STATED GOAL: Copy every line that holds "React".

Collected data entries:

[BEGIN]

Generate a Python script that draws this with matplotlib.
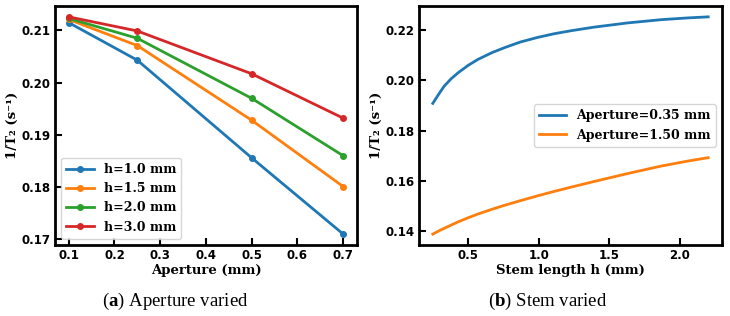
import matplotlib.pyplot as plt
import numpy as np

plt.rcParams["mathtext.fontset"] = "custom"
plt.rcParams["mathtext.rm"] = "Liberation Serif"
plt.rcParams["mathtext.bf"] = "Liberation Serif:bold"

# panel (a): 1/T2 vs aperture for several stem lengths
aperture = [0.1, 0.25, 0.5, 0.7]
h_labels = ["h=1.0 mm", "h=1.5 mm", "h=2.0 mm", "h=3.0 mm"]
rate_h10 = [0.2115, 0.2043, 0.1856, 0.1710]
rate_h15 = [0.2121, 0.2071, 0.1928, 0.1801]
rate_h20 = [0.2123, 0.2085, 0.1970, 0.1860]
rate_h30 = [0.2126, 0.2099, 0.2017, 0.1932]

# panel (b): 1/T2 vs stem length for two apertures
stem = [0.25, 0.29, 0.33, 0.38, 0.43, 0.50, 0.57, 0.67, 0.76, 0.87, 0.99,
        1.11, 1.23, 1.39, 1.63, 1.87, 2.06, 2.2]
rate_a035 = [0.1908, 0.1943, 0.1976, 0.2006, 0.2030, 0.2059, 0.2083, 0.2110,
             0.2130, 0.2152, 0.2170, 0.2185, 0.2197, 0.2211, 0.2228, 0.2241,
             0.2248, 0.2252]
rate_a150 = [0.1388, 0.1400, 0.1411, 0.1424, 0.1437, 0.1453, 0.1468, 0.1487,
             0.1503, 0.1521, 0.1540, 0.1558, 0.1575, 0.1597, 0.1629, 0.1659,
             0.1679, 0.1692]

label_font = dict(family="DejaVu Serif", weight="bold", size=9.5)

fig = plt.figure(figsize=(7.3, 3.16), dpi=100)
ax1 = fig.add_axes([0.0753, 0.2247, 0.4137, 0.7563])
ax2 = fig.add_axes([0.574, 0.2247, 0.415, 0.7563])

colors = ["#1f77b4", "#ff7f0e", "#2ca02c", "#d62728"]
for ys, lab, c in zip([rate_h10, rate_h15, rate_h20, rate_h30], h_labels, colors):
    ax1.plot(aperture, ys, "-o", color=c, lw=2, ms=4, label=lab)

ax2.plot(stem, rate_a035, color=colors[0], lw=2, label="Aperture=0.35 mm")
ax2.plot(stem, rate_a150, color=colors[1], lw=2, label="Aperture=1.50 mm")

ax1.set_xticks([0.1, 0.2, 0.3, 0.4, 0.5, 0.6, 0.7])
ax1.set_yticks([0.17, 0.18, 0.19, 0.20, 0.21])
ax2.set_xticks([0.5, 1.0, 1.5, 2.0])
ax2.set_yticks([0.14, 0.16, 0.18, 0.20, 0.22])

ax1.set_xlabel("Aperture (mm)", fontdict=label_font, labelpad=1)
ax2.set_xlabel("Stem length h (mm)", fontdict=label_font, labelpad=1)
for ax in (ax1, ax2):
    ax.set_ylabel("1/T\u2082 (s\u207b\u00b9)", fontdict=label_font, labelpad=2)
    ax.tick_params(direction="in", length=5, width=1.5, pad=3)
    for t in ax.get_xticklabels() + ax.get_yticklabels():
        t.set_fontfamily("DejaVu Sans")
        t.set_fontweight("bold")
        t.set_fontsize(8.5)
    for s in ax.spines.values():
        s.set_linewidth(2)
    ax.yaxis.set_major_formatter(plt.FormatStrFormatter("%.2f"))

leg_font = dict(family="DejaVu Serif", weight="bold", size=9)
ax1.legend(loc="lower left", prop=leg_font, handlelength=2.2)
ax2.legend(loc="center right", prop=leg_font, handlelength=2.2)

cap = dict(family="Liberation Serif", size=13.5, ha="center", va="center")
fig.text(0.24, 0.045, r"($\mathbf{a}$) Aperture varied", **cap)
fig.text(0.75, 0.045, r"($\mathbf{b}$) Stem varied", **cap)

plt.savefig("out.png")
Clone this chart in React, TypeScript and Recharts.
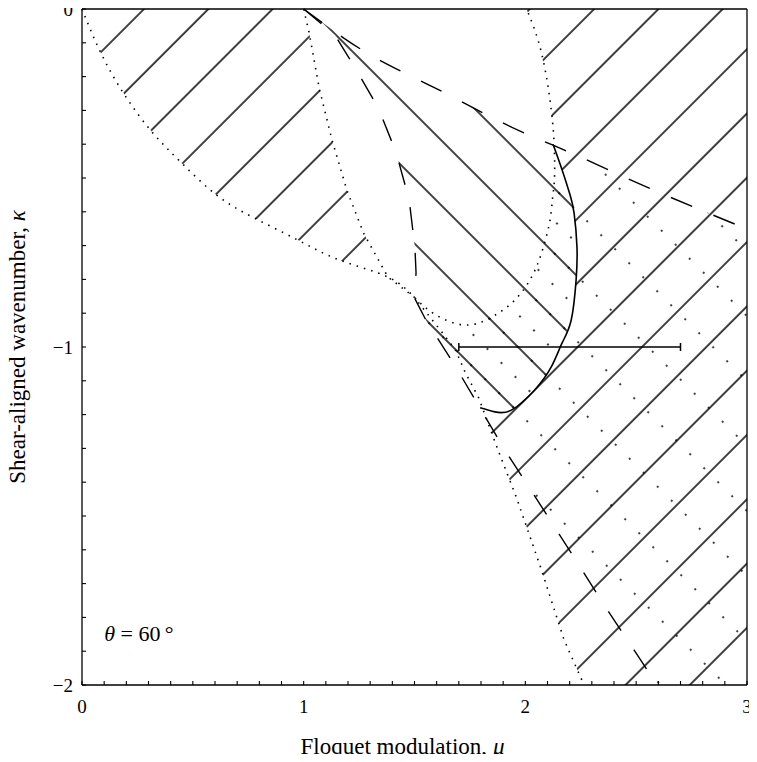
import React from "react";
import { ScatterChart, Scatter, XAxis, YAxis, ErrorBar, ReferenceDot, Label } from "recharts";

type Pt = { mu: number; kappa: number };
const pts = (rows: number[][]): Pt[] => rows.map(([mu, kappa]) => ({ mu, kappa }));

// dotted boundary from the origin, dipping below the cusp and closing at mu = 2
const CURVE_A = pts([
  [0, 0], [0.085, -0.13], [0.192, -0.254], [0.316, -0.364], [0.45, -0.456], [0.606, -0.55],
  [0.776, -0.618], [0.972, -0.683], [1.163, -0.743], [1.38, -0.793], [1.498, -0.852],
  [1.596, -0.905], [1.73, -0.935], [1.85, -0.911], [1.953, -0.861], [2.028, -0.793],
  [2.073, -0.722], [2.109, -0.633], [2.122, -0.565], [2.131, -0.506], [2.131, -0.417],
  [2.117, -0.299], [2.073, -0.13], [2.006, 0],
]);

// dotted boundary from mu = 1 down to the bottom edge
const CURVE_B = pts([
  [1, 0], [1.025, -0.071], [1.07, -0.234], [1.128, -0.388], [1.195, -0.536], [1.27, -0.663],
  [1.38, -0.793], [1.498, -0.852], [1.627, -0.959], [1.685, -1.009], [1.73, -1.077],
  [1.788, -1.148], [1.877, -1.305], [1.961, -1.447], [2.073, -1.66], [2.175, -1.867], [2.265, -2],
]);

// long-dashed branches out of mu = 1
const CURVE_C = pts([
  [1, 0], [1.181, -0.086], [1.342, -0.151], [1.52, -0.21], [1.698, -0.269], [1.917, -0.343],
  [2.125, -0.403], [2.309, -0.456], [2.608, -0.544], [3, -0.651],
]);
const CURVE_D = pts([
  [1, 0], [1.141, -0.077], [1.23, -0.172], [1.337, -0.293], [1.418, -0.426], [1.476, -0.565],
  [1.502, -0.707], [1.507, -0.781], [1.498, -0.852], [1.551, -0.92], [1.672, -1.044],
  [1.783, -1.166], [1.899, -1.296], [2.019, -1.417], [2.14, -1.541], [2.256, -1.66],
  [2.376, -1.784], [2.496, -1.902], [2.594, -2],
]);

// solid loop
const CURVE_S = pts([
  [2.125, -0.4], [2.166, -0.476], [2.202, -0.55], [2.22, -0.604], [2.233, -0.704], [2.229, -0.802],
  [2.207, -0.92], [2.166, -0.988], [2.117, -1.059], [2.042, -1.127], [1.939, -1.186],
  [1.863, -1.192], [1.796, -1.18],
]);

const RANGE_BAR = [{ mu: 2.2, kappa: -1, spread: 0.5 }];
const THETA_AT = { mu: 0.1, kappa: -1.87 };

const X_LABELS = [0, 1, 2, 3];
const Y_LABELS = [0, -1, -2];
const X_TICKS = Array.from({ length: 31 }, (_, i) => i / 10);
const Y_TICKS = Array.from({ length: 21 }, (_, i) => -i / 10);

// shaded regions, assembled from the curves above
const CORNER_NE = { mu: 3, kappa: 0 };
const CORNER_SE = { mu: 3, kappa: -2 };
const REGION_NW = [...CURVE_B.slice(0, 8), ...CURVE_A.slice(0, 10).reverse()];
const REGION_E = [CORNER_NE, CORNER_SE, ...CURVE_B.slice(11).reverse(), ...CURVE_S.slice().reverse(), ...CURVE_A.slice(21)];
const REGION_WEDGE = [...CURVE_C.slice(0, 7), ...CURVE_S, ...CURVE_D.slice(0, 12).reverse()];
const REGION_DOTS = [...CURVE_C.slice(6), CORNER_SE, ...CURVE_D.slice(8).reverse(), ...CURVE_A.slice(11, 21)];
const REGION_LOOP = [...CURVE_S, ...CURVE_D.slice(8, 12).reverse(), ...CURVE_A.slice(11, 21)];

const INK = "#000";
const SERIF = '"Liberation Serif", "Times New Roman", serif';
const W = 741;
const H = 746;

const noDot = () => <g />;

function BottomTick({ x, y, payload }: any) {
  const v = payload.value;
  return (
    <g>
      <line x1={x} y1={y} x2={x} y2={y - 4} stroke={INK} strokeWidth={1.1} />
      {X_LABELS.includes(v) && (
        <text x={x} y={y + 28} textAnchor="middle" fontSize={19} fontFamily={SERIF} fill={INK}>
          {v}
        </text>
      )}
    </g>
  );
}

function TopTick({ x, y }: any) {
  return <line x1={x} y1={y} x2={x} y2={y + 4} stroke={INK} strokeWidth={1.1} />;
}

function LeftTick({ x, y, payload }: any) {
  const v = payload.value;
  const shown = Y_LABELS.includes(v);
  return (
    <g>
      <line x1={x} y1={y} x2={x + 4} y2={y} stroke={INK} strokeWidth={1.1} />
      {shown && (
        <text x={x - 9} y={y + 7} textAnchor="end" fontSize={19} fontFamily={SERIF} fill={INK}>
          {v < 0 ? `\u2212${Math.abs(v)}` : "0"}
        </text>
      )}
    </g>
  );
}

function RightTick({ x, y }: any) {
  return <line x1={x} y1={y} x2={x - 4} y2={y} stroke={INK} strokeWidth={1.1} />;
}

function XTitle({ viewBox }: any) {
  const { x, y, width } = viewBox;
  return (
    <text x={x + width / 2 - 12} y={y + 69} textAnchor="middle" fontSize={23} fontFamily={SERIF} fill={INK}>
      Floquet modulation, <tspan fontStyle="italic">μ</tspan>
    </text>
  );
}

function YTitle({ viewBox }: any) {
  const { y, height } = viewBox;
  const cx = 17;
  const cy = y + height / 2;
  return (
    <text x={cx} y={cy} transform={`rotate(-90, ${cx}, ${cy})`} textAnchor="middle" fontSize={23} fontFamily={SERIF} fill={INK}>
      Shear-aligned wavenumber, <tspan fontStyle="italic">κ</tspan>
    </text>
  );
}

function ThetaNote({ viewBox }: any) {
  return (
    <text x={viewBox.x} y={viewBox.y} fontSize={22} fontFamily={SERIF} fill={INK}>
      <tspan fontStyle="italic">θ</tspan> = 60{"\u2009"}°
    </text>
  );
}

const axisLine = { stroke: INK, strokeWidth: 1.3 };
const dotted = { stroke: INK, strokeWidth: 1.6, strokeDasharray: "1.5 6", fill: "none" };
const dashed = { stroke: INK, strokeWidth: 1.4, strokeDasharray: "23 23", fill: "none" };

export default function App() {
  return (
    <div style={{ position: "relative", width: W, height: H, background: "#fff" }}>
      <style>{".recharts-surface { overflow: visible; }"}</style>
      <svg width={0} height={0} style={{ position: "absolute" }}>
        <defs>
          <pattern id="hatch-fwd" patternUnits="userSpaceOnUse" width={45.47} height={10} patternTransform="rotate(45)">
            <line x1={5.96} y1={-1} x2={5.96} y2={11} stroke={INK} strokeWidth={1.5} />
          </pattern>
          <pattern id="hatch-back" patternUnits="userSpaceOnUse" width={45.96} height={10} patternTransform="rotate(-45)">
            <line x1={29} y1={-1} x2={29} y2={11} stroke={INK} strokeWidth={1.5} />
          </pattern>
          <pattern id="stipple" patternUnits="userSpaceOnUse" width={45.96} height={19.8} patternTransform="rotate(-45)">
            <circle cx={29} cy={6} r={1} fill={INK} />
          </pattern>
          <pattern id="stipple-mid" patternUnits="userSpaceOnUse" width={45.96} height={19.8} patternTransform="rotate(-45)">
            <circle cx={6} cy={6} r={1} fill={INK} />
          </pattern>
        </defs>
      </svg>
      <ScatterChart width={W} height={H} margin={{ top: 0, right: 0, bottom: 0, left: 0 }}>
        <XAxis
          type="number"
          dataKey="mu"
          domain={[0, 3]}
          ticks={X_TICKS}
          interval={0}
          height={69}
          tickSize={0}
          tickMargin={0}
          tickLine={false}
          axisLine={axisLine}
          tick={<BottomTick />}
          label={<Label content={<XTitle />} />}
        />
        <XAxis
          xAxisId="top"
          orientation="top"
          type="number"
          domain={[0, 3]}
          ticks={X_TICKS}
          interval={0}
          height={1}
          tickSize={0}
          tickMargin={0}
          tickLine={false}
          axisLine={axisLine}
          tick={<TopTick />}
        />
        <YAxis
          type="number"
          dataKey="kappa"
          domain={[-2, 0]}
          ticks={Y_TICKS}
          interval={0}
          width={74}
          tickSize={0}
          tickMargin={0}
          tickLine={false}
          axisLine={axisLine}
          tick={<LeftTick />}
          label={<Label content={<YTitle />} />}
        />
        <YAxis
          yAxisId="right"
          orientation="right"
          type="number"
          domain={[-2, 0]}
          ticks={Y_TICKS}
          interval={0}
          width={2}
          tickSize={0}
          tickMargin={0}
          tickLine={false}
          axisLine={axisLine}
          tick={<RightTick />}
        />

        <Scatter data={REGION_DOTS} line={{ fill: "url(#stipple)", stroke: "none" }} shape={noDot} isAnimationActive={false} />
        <Scatter data={REGION_LOOP} line={{ fill: "url(#stipple-mid)", stroke: "none" }} shape={noDot} isAnimationActive={false} />
        <Scatter data={REGION_NW} line={{ fill: "url(#hatch-fwd)", stroke: "none" }} shape={noDot} isAnimationActive={false} />
        <Scatter data={REGION_E} line={{ fill: "url(#hatch-fwd)", stroke: "none" }} shape={noDot} isAnimationActive={false} />
        <Scatter data={REGION_WEDGE} line={{ fill: "url(#hatch-back)", stroke: "none" }} shape={noDot} isAnimationActive={false} />

        <Scatter data={CURVE_A} line={dotted} lineJointType="natural" shape={noDot} isAnimationActive={false} />
        <Scatter data={CURVE_B} line={dotted} shape={noDot} isAnimationActive={false} />
        <Scatter data={CURVE_C} line={dashed} lineJointType="natural" shape={noDot} isAnimationActive={false} />
        <Scatter data={CURVE_D} line={dashed} shape={noDot} isAnimationActive={false} />
        <Scatter data={CURVE_S} line={{ stroke: INK, strokeWidth: 1.6, fill: "none" }} lineJointType="natural" shape={noDot} isAnimationActive={false} />

        <Scatter data={RANGE_BAR} shape={noDot} isAnimationActive={false}>
          <ErrorBar dataKey="spread" direction="x" width={4} stroke={INK} strokeWidth={1.5} isAnimationActive={false} />
        </Scatter>

        <ReferenceDot x={THETA_AT.mu} y={THETA_AT.kappa} r={0} stroke="none" label={<Label content={<ThetaNote />} />} />
      </ScatterChart>
    </div>
  );
}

[END]

TASK ANSWER:
Clone this chart in React, TypeScript and Recharts.
import React from "react";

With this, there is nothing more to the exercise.